Festsitzend im Orbit
Manchmal schreibt das Leben die absurdesten Geschichten: Drei chinesische Taikonauten sitzen gerade länger als geplant auf ihrer Raumstation fest. Der Grund? Ausgerechnet Weltraumschrott könnte ihre Raumkapsel Shenzhou-20 getroffen haben.
Was ist passiert?
Die Crew um Kommandant Chen Dong hatte eigentlich nach einem halben Jahr Dienst auf der chinesischen Raumstation Tiangong Feierabend. Experimente durchgeführt, Station gewartet, und – besonders pikant – sogar neue Schutzvorrichtungen gegen Weltraumschrott installiert. Dann, kurz vor dem Heimflug, kam offenbar ein Trümmerteil ihrer Kapsel in die Quere. Die chinesische Raumfahrtbehörde lässt sich nicht zu sehr in die Karten schauen, aber so viel steht fest: Die Astronauten sind okay, aber wann sie nach Hause können, ist momentan unklar.
Weltraumschrott – klingt harmlos, ist es aber nicht
Stellt euch vor, ihr fahrt auf der Autobahn, aber überall fliegen Schrauben, Blechteile und Lackfetzen mit 28.000 km/h durch die Gegend. Genau so sieht es im erdnahen Orbit aus. Jahrzehntelang haben wir Menschen Satelliten hochgeschossen, Raketenstufen abgeworfen und sind bei Kollisionen großzügig mit Trümmerteilen umgegangen. Das Ergebnis: geschätzt über 130 Millionen Teile, die größer als ein Millimeter sind, kreisen um unseren Planeten.
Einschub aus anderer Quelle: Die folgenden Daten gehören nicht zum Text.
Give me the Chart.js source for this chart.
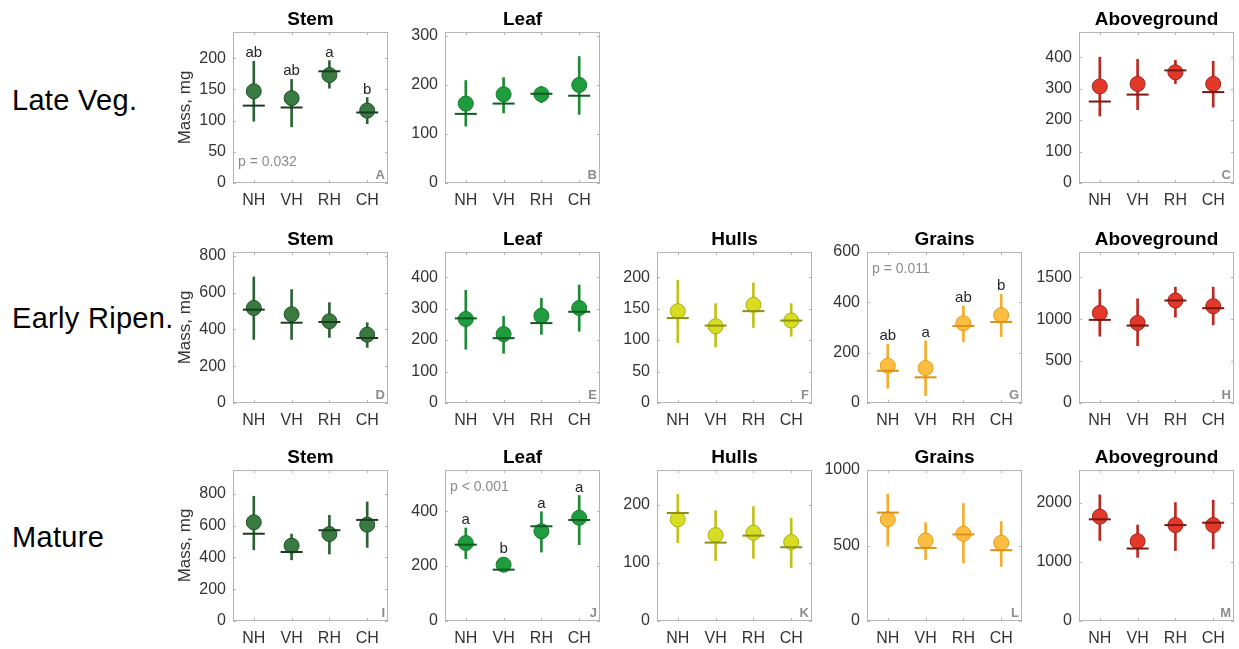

Die meisten davon sind winzig – aber bei den irren Geschwindigkeiten im All wird selbst eine verirrte Schraube zum Geschoss. Von den rund 36.000 Objekten, die größer als zehn Zentimeter sind, können wir nur einen Bruchteil überwachen. Der Rest? Überraschungspotenzial inklusive.
Das Kessler-Syndrom: Der Albtraum hat einen Namen
1978 hatte der NASA-Wissenschaftler Donald Kessler eine ziemlich düstere Vision: Was passiert, wenn ein Stück Weltraumschrott einen Satelliten trifft? Es entstehen mehr Trümmer. Die treffen wieder was. Noch mehr Trümmer. Und so weiter. Eine Kettenreaktion, die sich selbst beschleunigt, bis bestimmte Umlaufbahnen praktisch unbenutzbar werden.
Klingt nach Science-Fiction? Das dachten viele damals auch. Aber mittlerweile ist das Szenario weniger theoretisch als uns lieb ist. 2009 crashte zum Beispiel ein ausgedienter russischer Satellit in einen amerikanischen Kommunikationssatelliten – bumm, tausende neue Trümmerteile. Je mehr Zeug da oben rumfliegt, desto wahrscheinlicher werden weitere Zusammenstöße.
Aufräumen im All – leichter gesagt als getan
Es gibt mittlerweile einige clevere Ideen, wie man den Müll wieder loswerden könnte: Netze, Harpunen, Laser, die Trümmer abbremsen, oder Satelliten mit Greifarm. Manche Länder verpflichten sich, neue Satelliten so zu bauen, dass sie am Ende ihrer Lebenszeit kontrolliert verglühen. Aber mal ehrlich: Der Weltraum ist ein rechtsfreier Raum ohne Müllabfuhr. Jeder schießt hoch, was er will, und um die Entsorgung kümmert sich… naja, momentan niemand so richtig.
Und die Taikonauten?
Die drei sind erstmal sicher. Ihre Ablösung ist schon oben, es gibt genug Vorräte, und die Raumstation läuft stabil. Nur ihr Taxi nach Hause macht Probleme. Aber der Vorfall zeigt: Weltraumschrott ist längst kein abstraktes Problem mehr. Es betrifft echte Menschen in echten Raumschiffen, die eigentlich nur ihren Job machen wollen.
Wer hätte gedacht, dass wir es schaffen, sogar das Weltall zuzumüllen? Der Mensch findet halt immer einen Weg.